*Collected data entries*:
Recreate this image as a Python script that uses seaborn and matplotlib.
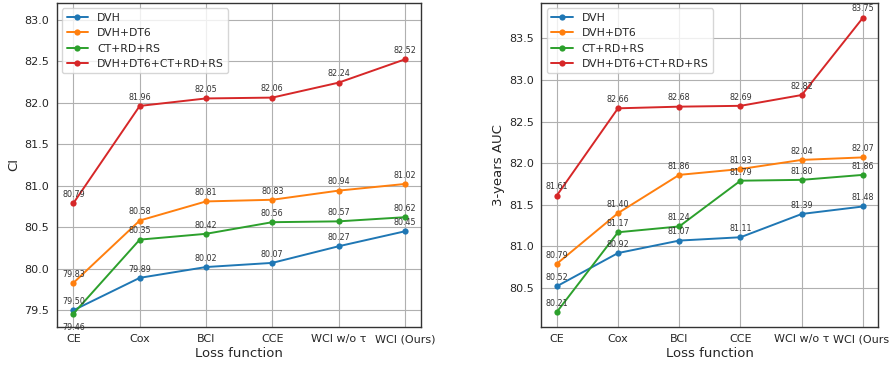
import matplotlib
matplotlib.use("Agg")
import matplotlib.pyplot as plt
import seaborn as sns
import pandas as pd

categories = ["CE", "Cox", "BCI", "CCE", "WCI w/o τ", "WCI (Ours)"]
series_names = ["DVH", "DVH+DT6", "CT+RD+RS", "DVH+DT6+CT+RD+RS"]

ci_dvh = [79.50, 79.89, 80.02, 80.07, 80.27, 80.45]
ci_dvh_dt6 = [79.83, 80.58, 80.81, 80.83, 80.94, 81.02]
ci_ct_rd_rs = [79.46, 80.35, 80.42, 80.56, 80.57, 80.62]
ci_all = [80.79, 81.96, 82.05, 82.06, 82.24, 82.52]

auc_dvh = [80.52, 80.92, 81.07, 81.11, 81.39, 81.48]
auc_dvh_dt6 = [80.79, 81.40, 81.86, 81.93, 82.04, 82.07]
auc_ct_rd_rs = [80.21, 81.17, 81.24, 81.79, 81.80, 81.86]
auc_all = [81.61, 82.66, 82.68, 82.69, 82.82, 83.75]

sns.set_style("whitegrid")
plt.rcParams["font.family"] = ["DejaVu Sans"]

palette = ["#1f77b4", "#ff7f0e", "#2ca02c", "#d62728"]


def make_df(series):
    rows = []
    for name, vals in zip(series_names, series):
        for i, (c, v) in enumerate(zip(categories, vals)):
            rows.append({"x": i, "cat": c, "value": v, "series": name})
    return pd.DataFrame(rows)


fig = plt.figure(figsize=(8.89, 3.66), dpi=100)
ax1 = fig.add_axes([0.064, 0.107, 0.410, 0.885])
ax2 = fig.add_axes([0.609, 0.107, 0.379, 0.885])

panels = [
    (ax1, [ci_dvh, ci_dvh_dt6, ci_ct_rd_rs, ci_all], "CI", (79.3, 83.2)),
    (ax2, [auc_dvh, auc_dvh_dt6, auc_ct_rd_rs, auc_all], "3-years AUC", None),
]

for ax, series, ylabel, ylim in panels:
    df = make_df(series)
    sns.lineplot(data=df, x="x", y="value", hue="series", palette=palette,
                 marker="o", markersize=4.5, markeredgewidth=0, linewidth=1.4,
                 ax=ax, hue_order=series_names)
    for name, vals in zip(series_names, series):
        for i, v in enumerate(vals):
            below = (ylabel == "CI" and name == "CT+RD+RS" and i == 0)
            ax.annotate(f"{v:.2f}", (i, v), textcoords="offset points",
                        xytext=(0, -7 if below else 3), ha="center",
                        va="bottom" if not below else "top",
                        fontsize=5.8, color="#333333")
    ax.set_xticks(range(len(categories)))
    ax.set_xticklabels(categories, fontsize=8)
    ax.tick_params(axis="y", labelsize=8)
    ax.tick_params(axis="both", length=3, color="#333333", direction="out", pad=2.5)
    ax.set_xlabel("Loss function", fontsize=9.5, labelpad=2)
    ax.set_ylabel(ylabel, fontsize=9.5, labelpad=3)
    ax.set_xlim(-0.25, 5.25)
    if ylim:
        ax.set_ylim(*ylim)
    ax.grid(True, color="#b0b0b0", linewidth=0.8)
    for s in ax.spines.values():
        s.set_color("#333333")
        s.set_linewidth(1.0)
    leg = ax.legend(loc="upper left", fontsize=7.8, frameon=True, title=None)
    leg.get_frame().set_edgecolor("#cccccc")

fig.savefig("out.png", dpi=100)
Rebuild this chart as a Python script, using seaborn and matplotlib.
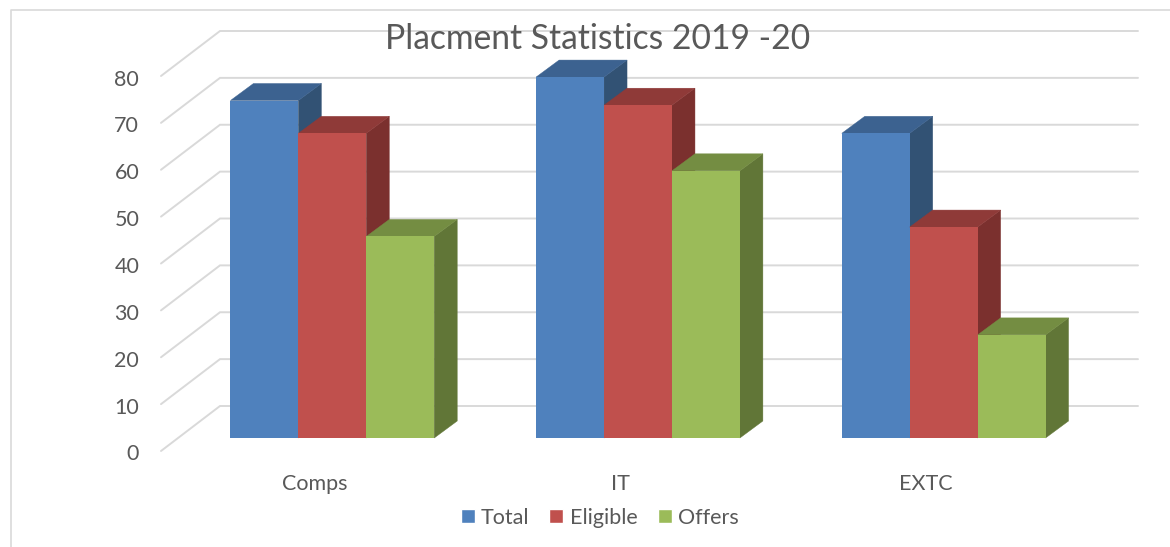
import matplotlib
matplotlib.use("Agg")
import matplotlib.pyplot as plt
import pandas as pd
import seaborn as sns
from matplotlib.lines import Line2D
from matplotlib.patches import Polygon
from matplotlib.transforms import Affine2D

categories = ["Comps", "IT", "EXTC"]
series_names = ["Total", "Eligible", "Offers"]
total = [72, 77, 65]
eligible = [65, 71, 45]
offers = [43, 57, 22]
y_ticks = [0, 10, 20, 30, 40, 50, 60, 70, 80]

front_colors = ["#4F81BD", "#C0504D", "#9BBB59"]
top_colors = ["#3C6290", "#8F3A38", "#748D42"]
side_colors = ["#325274", "#7B302E", "#617637"]
grid_color = "#D9D9D9"
text_color = "#595959"

W, H = 1170, 547
AX_LEFT, AX_BOTTOM, AX_W, AX_H = 179.5, 438, 917, 375

df = pd.DataFrame({
    "category": categories * 3,
    "series": [s for s in series_names for _ in categories],
    "value": total + eligible + offers,
})

sns.set_theme(style="white")
plt.rcParams["font.family"] = ["Lato", "DejaVu Sans"]

fig = plt.figure(figsize=(W / 100, H / 100), dpi=100, facecolor="white")
ax = fig.add_axes([AX_LEFT / W, (H - AX_BOTTOM) / H, AX_W / W, AX_H / H])

sns.barplot(data=df, x="category", y="value", hue="series", hue_order=series_names,
            palette=front_colors, saturation=1, width=2 / 3, gap=0, ax=ax)
ax.set_xlim(-0.5, 2.5)
ax.set_ylim(0, 80)

# pixels per data unit, for the fake 3d depth
px_x = AX_W / 3
px_y = AX_H / 80


def to_x(px):
    return -0.5 + (px - AX_LEFT) / px_x


# back wall + side wall gridlines
for v in y_ticks:
    ax.plot([to_x(161), to_x(220), to_x(1138)],
            [v - 13 / px_y, v + 32 / px_y, v + 32 / px_y],
            color=grid_color, lw=1.4, clip_on=False, zorder=1,
            solid_joinstyle="miter")

# bar depth on top of the seaborn bars
depth_x = 23 / px_x
depth_y = 17 / px_y
for i, cont in enumerate(ax.containers):
    z = 3 + i
    for bar in cont:
        x0, w, h = bar.get_x(), bar.get_width(), bar.get_height()
        x1 = x0 + w
        bar.set_zorder(z + 0.2)
        bar.set_linewidth(0)
        ax.add_patch(Polygon([(x1, 0), (x1 + depth_x, depth_y), (x1 + depth_x, h + depth_y), (x1, h)],
                             closed=True, fc=side_colors[i], ec=side_colors[i], lw=0.3,
                             clip_on=False, zorder=z))
        ax.add_patch(Polygon([(x0, h), (x0 + depth_x, h + depth_y), (x1 + depth_x, h + depth_y), (x1, h)],
                             closed=True, fc=top_colors[i], ec=top_colors[i], lw=0.3,
                             clip_on=False, zorder=z + 0.1))

sns.despine(ax=ax, left=True, bottom=True)
ax.set_xlabel("")
ax.set_ylabel("")
ax.patch.set_alpha(0)
ax.set_yticks(y_ticks)
ax.tick_params(axis="both", length=0, colors=text_color, labelsize=15.5)
ax.tick_params(axis="y", pad=29)
ax.tick_params(axis="x", pad=26)

# labels sit on the front of the floor, not on the bars
for lab in ax.get_yticklabels():
    lab.set_transform(lab.get_transform() + Affine2D().translate(0, -14.5))
for lab in ax.get_xticklabels():
    lab.set_transform(lab.get_transform() + Affine2D().translate(-17.5, 0))

sns.move_legend(ax, "center", bbox_to_anchor=(599.5 / W, (H - 517.5) / H),
                bbox_transform=fig.transFigure, ncol=3, frameon=False, title=None,
                fontsize=15.5, handlelength=0.65, handleheight=0.65,
                handletextpad=0.28, columnspacing=0.95, labelcolor=text_color)

fig.text(597.5 / W, (H - 39) / H, "Placment Statistics 2019 -20", ha="center", va="center",
         fontsize=24.2, color=text_color, zorder=10)

# chart border (left and top only show in the crop)
fig.add_artist(Line2D([11 / W, 11 / W, 1], [0, (H - 10) / H, (H - 10) / H],
                      color=grid_color, lw=1.2))

fig.savefig("out.png", dpi=100)
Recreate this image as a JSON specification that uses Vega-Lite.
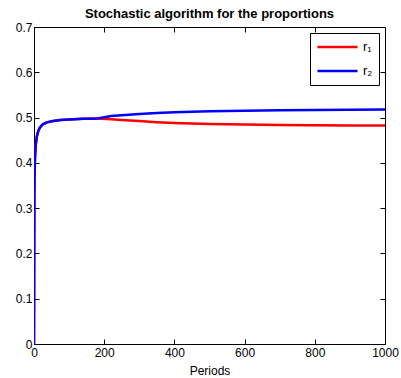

*Task brief*: Examine the data above and state how many of its lines contain the word "chart", with no further remarks.

*Expected output*: 2